> [ENTRIES SUPPLIED]
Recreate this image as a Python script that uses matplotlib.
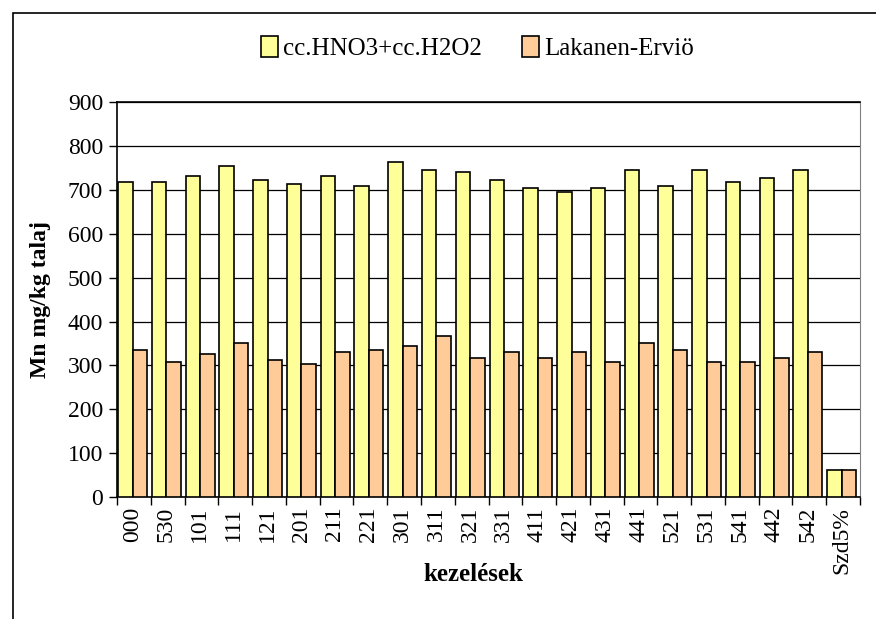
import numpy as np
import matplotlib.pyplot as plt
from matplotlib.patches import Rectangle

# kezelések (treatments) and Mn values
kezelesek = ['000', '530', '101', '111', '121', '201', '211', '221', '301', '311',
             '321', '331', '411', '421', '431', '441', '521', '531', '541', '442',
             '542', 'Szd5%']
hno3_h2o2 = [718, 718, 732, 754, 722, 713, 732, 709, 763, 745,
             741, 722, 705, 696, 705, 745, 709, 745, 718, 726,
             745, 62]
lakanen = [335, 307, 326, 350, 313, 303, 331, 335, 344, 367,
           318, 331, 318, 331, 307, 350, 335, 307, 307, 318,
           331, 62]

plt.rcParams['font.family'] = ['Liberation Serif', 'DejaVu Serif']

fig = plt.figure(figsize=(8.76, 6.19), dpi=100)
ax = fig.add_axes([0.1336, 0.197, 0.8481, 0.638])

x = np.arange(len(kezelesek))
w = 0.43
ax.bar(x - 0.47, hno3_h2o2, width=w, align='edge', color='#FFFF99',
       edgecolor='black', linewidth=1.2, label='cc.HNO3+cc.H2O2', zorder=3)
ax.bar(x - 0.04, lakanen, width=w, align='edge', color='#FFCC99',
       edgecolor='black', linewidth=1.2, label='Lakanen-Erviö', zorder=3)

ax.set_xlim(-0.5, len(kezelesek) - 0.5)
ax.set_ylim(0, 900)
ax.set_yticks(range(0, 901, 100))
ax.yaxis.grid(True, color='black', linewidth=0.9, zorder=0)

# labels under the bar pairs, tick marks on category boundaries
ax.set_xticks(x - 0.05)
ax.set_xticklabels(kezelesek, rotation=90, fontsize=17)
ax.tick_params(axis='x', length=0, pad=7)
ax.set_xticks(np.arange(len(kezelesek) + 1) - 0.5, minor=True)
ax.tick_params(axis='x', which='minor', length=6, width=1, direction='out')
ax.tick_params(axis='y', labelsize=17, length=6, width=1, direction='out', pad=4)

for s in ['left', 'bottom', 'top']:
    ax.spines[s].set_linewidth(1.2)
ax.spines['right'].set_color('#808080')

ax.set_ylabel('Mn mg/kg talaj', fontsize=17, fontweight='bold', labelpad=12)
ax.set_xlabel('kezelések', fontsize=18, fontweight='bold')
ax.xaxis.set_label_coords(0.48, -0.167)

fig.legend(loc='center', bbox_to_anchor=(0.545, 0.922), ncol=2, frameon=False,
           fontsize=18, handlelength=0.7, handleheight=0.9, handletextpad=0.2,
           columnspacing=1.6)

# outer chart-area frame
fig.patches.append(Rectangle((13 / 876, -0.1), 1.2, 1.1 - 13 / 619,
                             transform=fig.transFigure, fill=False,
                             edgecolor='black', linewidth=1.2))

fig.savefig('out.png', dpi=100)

* * *

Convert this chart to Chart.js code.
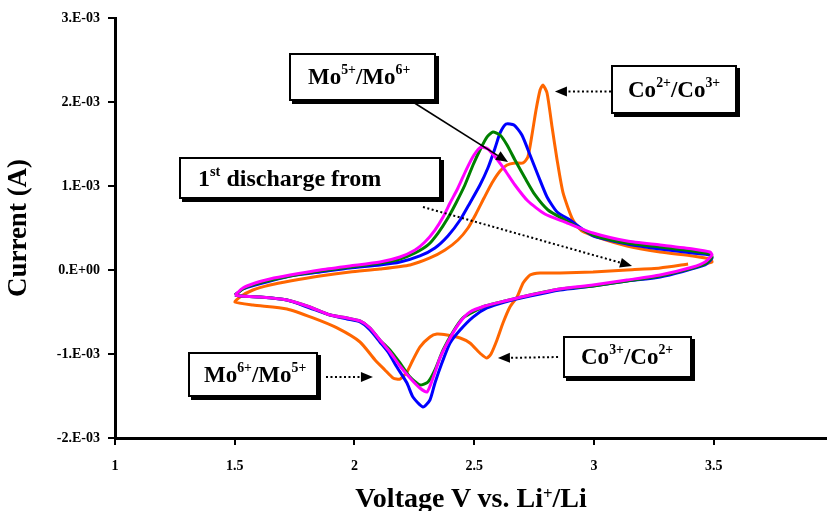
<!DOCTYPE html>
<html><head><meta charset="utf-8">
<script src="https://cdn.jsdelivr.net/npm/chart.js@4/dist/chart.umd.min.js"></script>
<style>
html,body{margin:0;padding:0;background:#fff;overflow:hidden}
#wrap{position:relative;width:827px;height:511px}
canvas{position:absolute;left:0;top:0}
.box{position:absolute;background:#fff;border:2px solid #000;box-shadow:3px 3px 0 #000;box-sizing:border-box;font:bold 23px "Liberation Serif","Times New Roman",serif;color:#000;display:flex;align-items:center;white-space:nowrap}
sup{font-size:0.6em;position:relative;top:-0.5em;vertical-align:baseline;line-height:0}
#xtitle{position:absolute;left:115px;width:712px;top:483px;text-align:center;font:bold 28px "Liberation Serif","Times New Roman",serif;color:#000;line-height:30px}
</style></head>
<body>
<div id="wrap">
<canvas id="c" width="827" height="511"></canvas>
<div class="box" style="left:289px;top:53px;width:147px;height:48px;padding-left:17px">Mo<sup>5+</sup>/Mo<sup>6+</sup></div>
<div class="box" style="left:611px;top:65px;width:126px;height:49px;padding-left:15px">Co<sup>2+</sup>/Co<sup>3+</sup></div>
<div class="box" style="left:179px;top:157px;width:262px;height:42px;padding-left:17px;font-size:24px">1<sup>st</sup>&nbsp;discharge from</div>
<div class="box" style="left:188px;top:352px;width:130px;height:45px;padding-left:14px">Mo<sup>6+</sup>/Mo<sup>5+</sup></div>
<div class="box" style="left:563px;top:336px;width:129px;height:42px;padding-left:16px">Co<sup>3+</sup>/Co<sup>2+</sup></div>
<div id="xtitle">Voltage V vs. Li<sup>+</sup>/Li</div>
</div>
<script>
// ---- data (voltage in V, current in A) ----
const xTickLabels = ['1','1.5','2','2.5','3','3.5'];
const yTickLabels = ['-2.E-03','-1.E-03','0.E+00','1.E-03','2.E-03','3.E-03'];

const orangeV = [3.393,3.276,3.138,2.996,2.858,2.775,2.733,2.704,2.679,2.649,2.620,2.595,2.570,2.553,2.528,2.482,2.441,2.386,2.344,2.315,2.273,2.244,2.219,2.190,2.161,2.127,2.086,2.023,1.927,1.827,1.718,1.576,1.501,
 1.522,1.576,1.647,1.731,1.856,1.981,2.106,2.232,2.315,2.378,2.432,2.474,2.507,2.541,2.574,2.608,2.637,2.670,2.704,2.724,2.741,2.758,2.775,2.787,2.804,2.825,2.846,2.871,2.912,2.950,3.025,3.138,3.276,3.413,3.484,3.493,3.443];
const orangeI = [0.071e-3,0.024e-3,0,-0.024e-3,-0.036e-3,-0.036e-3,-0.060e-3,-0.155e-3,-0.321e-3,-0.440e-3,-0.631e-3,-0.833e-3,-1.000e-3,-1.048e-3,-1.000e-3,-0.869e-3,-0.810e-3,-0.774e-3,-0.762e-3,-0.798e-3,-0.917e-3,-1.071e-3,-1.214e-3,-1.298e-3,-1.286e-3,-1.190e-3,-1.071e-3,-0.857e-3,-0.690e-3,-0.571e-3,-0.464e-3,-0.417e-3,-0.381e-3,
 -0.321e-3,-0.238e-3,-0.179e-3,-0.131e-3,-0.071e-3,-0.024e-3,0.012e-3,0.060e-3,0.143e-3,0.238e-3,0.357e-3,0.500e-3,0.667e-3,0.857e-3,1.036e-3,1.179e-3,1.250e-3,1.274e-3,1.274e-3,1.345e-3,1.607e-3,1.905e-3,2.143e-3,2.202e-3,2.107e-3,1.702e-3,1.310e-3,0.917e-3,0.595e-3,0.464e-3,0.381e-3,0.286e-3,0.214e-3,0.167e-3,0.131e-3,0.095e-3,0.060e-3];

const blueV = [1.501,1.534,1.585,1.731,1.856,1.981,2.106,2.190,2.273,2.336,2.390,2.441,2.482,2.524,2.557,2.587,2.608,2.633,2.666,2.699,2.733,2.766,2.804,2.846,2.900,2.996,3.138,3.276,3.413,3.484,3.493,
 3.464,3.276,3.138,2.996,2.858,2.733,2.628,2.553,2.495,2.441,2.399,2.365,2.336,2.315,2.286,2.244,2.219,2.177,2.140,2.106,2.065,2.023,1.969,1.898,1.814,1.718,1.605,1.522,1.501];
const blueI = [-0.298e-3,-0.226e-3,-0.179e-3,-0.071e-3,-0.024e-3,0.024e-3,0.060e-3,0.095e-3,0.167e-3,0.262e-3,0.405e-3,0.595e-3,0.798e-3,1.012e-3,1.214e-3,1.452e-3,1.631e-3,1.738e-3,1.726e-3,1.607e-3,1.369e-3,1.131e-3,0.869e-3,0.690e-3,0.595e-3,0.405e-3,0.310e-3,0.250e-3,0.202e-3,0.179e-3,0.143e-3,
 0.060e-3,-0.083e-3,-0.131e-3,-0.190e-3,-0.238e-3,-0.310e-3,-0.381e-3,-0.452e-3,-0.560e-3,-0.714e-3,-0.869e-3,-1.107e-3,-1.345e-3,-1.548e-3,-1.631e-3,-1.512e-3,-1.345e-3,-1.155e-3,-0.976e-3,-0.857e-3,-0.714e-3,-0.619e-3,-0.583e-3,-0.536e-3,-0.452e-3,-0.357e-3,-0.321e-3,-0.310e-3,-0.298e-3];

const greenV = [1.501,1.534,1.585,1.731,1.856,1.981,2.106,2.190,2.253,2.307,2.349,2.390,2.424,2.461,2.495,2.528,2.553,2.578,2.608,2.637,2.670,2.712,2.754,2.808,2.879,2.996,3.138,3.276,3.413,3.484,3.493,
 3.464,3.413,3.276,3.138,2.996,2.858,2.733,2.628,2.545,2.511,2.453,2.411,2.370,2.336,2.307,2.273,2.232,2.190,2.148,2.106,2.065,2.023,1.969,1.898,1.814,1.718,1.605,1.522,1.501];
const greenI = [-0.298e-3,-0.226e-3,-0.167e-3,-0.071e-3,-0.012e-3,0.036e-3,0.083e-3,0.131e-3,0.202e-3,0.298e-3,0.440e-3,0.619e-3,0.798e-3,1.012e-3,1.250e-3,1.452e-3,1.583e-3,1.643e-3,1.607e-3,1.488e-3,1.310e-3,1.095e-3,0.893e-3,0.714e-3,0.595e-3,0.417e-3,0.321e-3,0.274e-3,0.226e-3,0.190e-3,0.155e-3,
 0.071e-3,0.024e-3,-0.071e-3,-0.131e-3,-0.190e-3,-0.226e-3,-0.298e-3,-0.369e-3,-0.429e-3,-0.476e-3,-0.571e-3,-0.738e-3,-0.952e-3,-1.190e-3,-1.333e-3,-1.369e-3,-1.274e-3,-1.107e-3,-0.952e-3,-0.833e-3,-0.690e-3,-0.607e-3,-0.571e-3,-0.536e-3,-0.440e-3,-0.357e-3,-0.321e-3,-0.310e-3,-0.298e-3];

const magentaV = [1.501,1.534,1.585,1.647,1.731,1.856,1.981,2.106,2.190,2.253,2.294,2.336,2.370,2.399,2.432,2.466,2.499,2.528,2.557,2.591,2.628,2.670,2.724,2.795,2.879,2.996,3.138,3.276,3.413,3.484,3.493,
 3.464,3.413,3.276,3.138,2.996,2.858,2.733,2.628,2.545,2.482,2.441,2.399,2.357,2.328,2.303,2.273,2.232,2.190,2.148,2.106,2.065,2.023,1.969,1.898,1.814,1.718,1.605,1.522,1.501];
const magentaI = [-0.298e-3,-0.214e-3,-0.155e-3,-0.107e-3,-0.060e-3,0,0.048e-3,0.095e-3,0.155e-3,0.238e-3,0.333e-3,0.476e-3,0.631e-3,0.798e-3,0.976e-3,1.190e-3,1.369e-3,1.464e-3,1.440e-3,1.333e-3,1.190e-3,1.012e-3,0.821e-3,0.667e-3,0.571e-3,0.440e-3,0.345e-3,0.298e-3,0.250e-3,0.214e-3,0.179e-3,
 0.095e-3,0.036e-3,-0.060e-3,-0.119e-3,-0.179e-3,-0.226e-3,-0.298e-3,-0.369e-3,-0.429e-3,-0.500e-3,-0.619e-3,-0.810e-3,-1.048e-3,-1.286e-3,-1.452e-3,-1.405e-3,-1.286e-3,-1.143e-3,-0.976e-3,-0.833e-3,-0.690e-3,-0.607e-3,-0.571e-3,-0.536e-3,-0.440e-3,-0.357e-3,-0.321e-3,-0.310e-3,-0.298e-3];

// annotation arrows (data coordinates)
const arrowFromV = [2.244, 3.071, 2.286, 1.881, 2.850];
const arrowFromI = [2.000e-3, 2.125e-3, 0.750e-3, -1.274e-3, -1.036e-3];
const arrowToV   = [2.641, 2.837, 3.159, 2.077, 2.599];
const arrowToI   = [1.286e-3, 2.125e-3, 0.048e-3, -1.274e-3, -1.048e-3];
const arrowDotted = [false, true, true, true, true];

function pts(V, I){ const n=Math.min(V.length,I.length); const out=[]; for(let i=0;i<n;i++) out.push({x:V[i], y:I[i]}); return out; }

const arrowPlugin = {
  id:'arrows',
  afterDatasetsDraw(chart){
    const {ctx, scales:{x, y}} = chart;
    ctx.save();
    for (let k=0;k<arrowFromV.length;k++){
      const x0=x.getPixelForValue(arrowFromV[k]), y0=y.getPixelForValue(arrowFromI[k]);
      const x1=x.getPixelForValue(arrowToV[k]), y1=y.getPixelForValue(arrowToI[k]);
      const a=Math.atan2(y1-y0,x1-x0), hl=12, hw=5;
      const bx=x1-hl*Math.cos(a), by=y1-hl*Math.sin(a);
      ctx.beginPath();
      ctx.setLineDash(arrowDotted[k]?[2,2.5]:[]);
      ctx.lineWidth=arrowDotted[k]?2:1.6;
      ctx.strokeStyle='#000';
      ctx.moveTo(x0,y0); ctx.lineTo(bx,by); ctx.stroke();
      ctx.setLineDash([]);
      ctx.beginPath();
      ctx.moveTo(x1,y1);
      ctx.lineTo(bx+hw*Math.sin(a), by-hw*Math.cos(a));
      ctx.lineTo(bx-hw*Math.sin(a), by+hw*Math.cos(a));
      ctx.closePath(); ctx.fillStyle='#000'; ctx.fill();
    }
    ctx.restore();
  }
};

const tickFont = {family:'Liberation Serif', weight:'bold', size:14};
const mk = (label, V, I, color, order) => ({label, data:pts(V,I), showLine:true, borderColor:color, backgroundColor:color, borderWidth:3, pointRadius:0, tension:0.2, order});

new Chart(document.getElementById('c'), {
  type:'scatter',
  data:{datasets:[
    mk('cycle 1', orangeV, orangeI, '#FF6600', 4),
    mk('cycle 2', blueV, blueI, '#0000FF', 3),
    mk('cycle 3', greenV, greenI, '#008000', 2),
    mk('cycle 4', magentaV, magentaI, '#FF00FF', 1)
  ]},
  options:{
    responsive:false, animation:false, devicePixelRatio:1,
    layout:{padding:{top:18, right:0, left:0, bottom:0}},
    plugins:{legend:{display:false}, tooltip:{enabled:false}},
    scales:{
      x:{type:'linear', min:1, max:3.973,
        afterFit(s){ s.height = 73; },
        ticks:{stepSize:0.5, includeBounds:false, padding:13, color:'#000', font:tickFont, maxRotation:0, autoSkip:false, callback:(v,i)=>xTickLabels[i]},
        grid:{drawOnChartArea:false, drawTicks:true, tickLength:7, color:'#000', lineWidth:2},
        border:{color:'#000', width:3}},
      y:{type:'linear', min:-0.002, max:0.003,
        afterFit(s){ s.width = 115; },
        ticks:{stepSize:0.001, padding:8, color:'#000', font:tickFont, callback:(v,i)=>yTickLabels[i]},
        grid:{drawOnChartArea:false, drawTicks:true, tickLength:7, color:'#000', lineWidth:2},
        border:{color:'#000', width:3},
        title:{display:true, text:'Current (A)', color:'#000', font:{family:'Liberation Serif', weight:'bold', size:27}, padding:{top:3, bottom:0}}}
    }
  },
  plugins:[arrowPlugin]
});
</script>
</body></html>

---

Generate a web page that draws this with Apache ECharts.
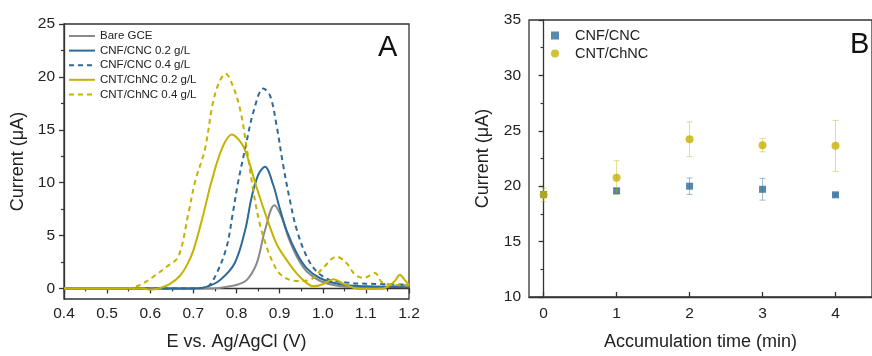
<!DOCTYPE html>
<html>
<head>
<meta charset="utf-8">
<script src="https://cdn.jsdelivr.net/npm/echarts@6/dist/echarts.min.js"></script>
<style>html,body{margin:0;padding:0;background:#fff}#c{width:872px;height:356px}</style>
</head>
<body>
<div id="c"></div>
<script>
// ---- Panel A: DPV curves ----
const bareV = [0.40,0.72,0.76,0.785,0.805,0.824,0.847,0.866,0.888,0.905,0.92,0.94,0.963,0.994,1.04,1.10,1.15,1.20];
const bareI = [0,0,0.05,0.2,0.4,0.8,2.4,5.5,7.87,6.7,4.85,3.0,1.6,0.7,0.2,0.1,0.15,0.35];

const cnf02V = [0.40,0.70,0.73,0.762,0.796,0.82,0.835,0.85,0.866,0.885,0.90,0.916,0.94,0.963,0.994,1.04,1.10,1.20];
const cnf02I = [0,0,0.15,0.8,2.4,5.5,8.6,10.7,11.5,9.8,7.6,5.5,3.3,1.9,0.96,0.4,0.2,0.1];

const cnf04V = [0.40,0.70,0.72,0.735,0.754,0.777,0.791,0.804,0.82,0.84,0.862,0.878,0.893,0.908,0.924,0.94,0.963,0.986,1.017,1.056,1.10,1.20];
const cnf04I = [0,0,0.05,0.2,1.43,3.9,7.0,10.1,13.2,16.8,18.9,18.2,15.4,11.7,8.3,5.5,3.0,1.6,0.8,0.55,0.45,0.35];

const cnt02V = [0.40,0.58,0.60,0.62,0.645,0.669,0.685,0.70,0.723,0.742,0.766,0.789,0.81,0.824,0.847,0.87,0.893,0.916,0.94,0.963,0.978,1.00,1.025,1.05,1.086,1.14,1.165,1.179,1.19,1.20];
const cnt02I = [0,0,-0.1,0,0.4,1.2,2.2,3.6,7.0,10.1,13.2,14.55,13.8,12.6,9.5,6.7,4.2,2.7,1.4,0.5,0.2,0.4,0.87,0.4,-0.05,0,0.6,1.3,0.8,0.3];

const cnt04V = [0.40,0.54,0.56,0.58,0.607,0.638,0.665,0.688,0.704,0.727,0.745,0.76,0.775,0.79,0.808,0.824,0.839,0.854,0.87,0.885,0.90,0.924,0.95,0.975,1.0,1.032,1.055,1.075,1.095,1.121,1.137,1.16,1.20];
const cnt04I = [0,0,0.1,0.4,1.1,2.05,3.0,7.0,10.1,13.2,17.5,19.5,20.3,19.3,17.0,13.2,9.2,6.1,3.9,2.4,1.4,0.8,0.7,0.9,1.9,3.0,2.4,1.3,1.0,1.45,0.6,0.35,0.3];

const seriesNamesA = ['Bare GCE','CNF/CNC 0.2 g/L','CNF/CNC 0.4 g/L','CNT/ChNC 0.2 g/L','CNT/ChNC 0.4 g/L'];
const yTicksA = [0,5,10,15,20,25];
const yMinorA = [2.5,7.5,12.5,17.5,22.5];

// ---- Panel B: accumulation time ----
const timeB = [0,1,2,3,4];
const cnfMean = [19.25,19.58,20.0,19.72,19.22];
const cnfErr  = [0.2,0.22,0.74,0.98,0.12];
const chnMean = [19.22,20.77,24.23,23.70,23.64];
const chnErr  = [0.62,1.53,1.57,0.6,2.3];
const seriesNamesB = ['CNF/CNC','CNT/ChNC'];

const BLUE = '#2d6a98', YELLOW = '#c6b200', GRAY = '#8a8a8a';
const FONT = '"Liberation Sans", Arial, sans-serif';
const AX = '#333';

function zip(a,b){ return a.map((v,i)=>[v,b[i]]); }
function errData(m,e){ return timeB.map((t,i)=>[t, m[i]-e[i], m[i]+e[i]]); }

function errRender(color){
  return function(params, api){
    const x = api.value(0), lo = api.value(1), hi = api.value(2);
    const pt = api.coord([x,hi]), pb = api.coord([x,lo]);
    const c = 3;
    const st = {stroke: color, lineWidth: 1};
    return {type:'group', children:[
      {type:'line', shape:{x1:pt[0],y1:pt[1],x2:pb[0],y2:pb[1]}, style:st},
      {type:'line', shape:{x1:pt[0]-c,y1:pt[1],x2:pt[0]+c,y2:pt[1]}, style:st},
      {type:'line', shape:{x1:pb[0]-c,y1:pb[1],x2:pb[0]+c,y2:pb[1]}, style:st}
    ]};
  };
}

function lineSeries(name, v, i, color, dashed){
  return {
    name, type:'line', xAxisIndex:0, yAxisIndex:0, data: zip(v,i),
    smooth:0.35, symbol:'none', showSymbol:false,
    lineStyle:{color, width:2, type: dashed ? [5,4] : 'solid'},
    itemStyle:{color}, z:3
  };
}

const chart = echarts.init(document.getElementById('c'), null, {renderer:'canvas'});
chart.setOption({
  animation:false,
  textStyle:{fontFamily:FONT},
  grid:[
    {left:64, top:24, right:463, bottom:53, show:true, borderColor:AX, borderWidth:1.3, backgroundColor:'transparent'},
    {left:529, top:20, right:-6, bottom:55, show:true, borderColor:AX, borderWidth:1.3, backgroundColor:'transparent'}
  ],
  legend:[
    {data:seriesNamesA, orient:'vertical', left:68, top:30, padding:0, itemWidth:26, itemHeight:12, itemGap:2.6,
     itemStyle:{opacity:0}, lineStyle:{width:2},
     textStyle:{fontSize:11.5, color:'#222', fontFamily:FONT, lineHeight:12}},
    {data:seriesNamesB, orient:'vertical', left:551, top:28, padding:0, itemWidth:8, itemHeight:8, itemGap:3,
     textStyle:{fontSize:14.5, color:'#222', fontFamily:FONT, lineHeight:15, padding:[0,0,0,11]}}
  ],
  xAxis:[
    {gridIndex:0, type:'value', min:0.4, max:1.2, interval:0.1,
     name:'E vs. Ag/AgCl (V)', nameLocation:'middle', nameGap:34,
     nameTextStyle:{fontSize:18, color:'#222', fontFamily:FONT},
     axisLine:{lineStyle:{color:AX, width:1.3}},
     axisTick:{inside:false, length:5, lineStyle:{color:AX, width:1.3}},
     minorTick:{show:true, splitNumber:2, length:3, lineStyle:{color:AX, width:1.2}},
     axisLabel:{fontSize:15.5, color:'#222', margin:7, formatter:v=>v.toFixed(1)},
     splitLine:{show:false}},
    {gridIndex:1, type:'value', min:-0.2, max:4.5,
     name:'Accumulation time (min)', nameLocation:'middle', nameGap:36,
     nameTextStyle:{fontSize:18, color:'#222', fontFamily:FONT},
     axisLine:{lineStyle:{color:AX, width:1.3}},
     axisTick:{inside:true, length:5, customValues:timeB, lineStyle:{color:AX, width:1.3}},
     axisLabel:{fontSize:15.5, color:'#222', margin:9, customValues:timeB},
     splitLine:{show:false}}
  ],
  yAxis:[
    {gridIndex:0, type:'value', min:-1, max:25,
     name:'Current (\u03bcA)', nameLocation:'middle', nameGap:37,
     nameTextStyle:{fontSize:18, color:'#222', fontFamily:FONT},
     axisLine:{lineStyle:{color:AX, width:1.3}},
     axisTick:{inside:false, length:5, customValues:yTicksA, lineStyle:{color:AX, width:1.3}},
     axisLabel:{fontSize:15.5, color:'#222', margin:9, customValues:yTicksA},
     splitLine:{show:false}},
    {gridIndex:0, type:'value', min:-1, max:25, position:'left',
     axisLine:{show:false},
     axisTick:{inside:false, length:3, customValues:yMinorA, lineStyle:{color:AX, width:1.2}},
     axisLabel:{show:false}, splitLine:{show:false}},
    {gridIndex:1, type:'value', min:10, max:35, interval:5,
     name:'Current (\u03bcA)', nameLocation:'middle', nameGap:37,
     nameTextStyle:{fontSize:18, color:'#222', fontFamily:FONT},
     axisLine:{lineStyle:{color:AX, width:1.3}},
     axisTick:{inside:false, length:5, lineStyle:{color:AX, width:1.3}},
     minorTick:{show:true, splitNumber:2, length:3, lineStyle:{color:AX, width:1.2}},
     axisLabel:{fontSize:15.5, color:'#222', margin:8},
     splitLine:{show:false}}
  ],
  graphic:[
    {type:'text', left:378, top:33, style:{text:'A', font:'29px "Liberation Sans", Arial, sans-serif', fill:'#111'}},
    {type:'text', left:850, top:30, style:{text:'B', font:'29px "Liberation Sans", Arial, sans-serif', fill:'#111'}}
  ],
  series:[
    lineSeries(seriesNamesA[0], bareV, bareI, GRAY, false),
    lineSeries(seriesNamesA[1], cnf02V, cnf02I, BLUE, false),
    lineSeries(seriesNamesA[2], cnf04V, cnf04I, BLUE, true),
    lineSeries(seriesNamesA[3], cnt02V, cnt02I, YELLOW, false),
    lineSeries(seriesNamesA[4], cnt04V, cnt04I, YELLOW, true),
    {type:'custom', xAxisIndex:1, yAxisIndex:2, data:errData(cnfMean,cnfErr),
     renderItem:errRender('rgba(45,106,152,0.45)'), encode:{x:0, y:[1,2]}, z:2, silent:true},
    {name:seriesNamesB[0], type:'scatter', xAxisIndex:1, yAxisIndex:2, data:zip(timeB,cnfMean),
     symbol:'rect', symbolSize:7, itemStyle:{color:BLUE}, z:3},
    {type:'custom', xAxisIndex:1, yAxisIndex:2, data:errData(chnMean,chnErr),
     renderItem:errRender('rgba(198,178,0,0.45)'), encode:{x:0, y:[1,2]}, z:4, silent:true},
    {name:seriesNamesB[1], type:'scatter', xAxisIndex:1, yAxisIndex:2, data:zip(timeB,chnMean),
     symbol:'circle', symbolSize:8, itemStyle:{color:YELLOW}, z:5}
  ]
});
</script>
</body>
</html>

> [WORK REQUIRED] Scan the entries above. Copy each line that has the string "this".

> [TASK ANSWER]
Recreate this image as a Python script that uses matplotlib.
Convert this chart to Chart.js code.
Generate a web page that draws this with Apache ECharts.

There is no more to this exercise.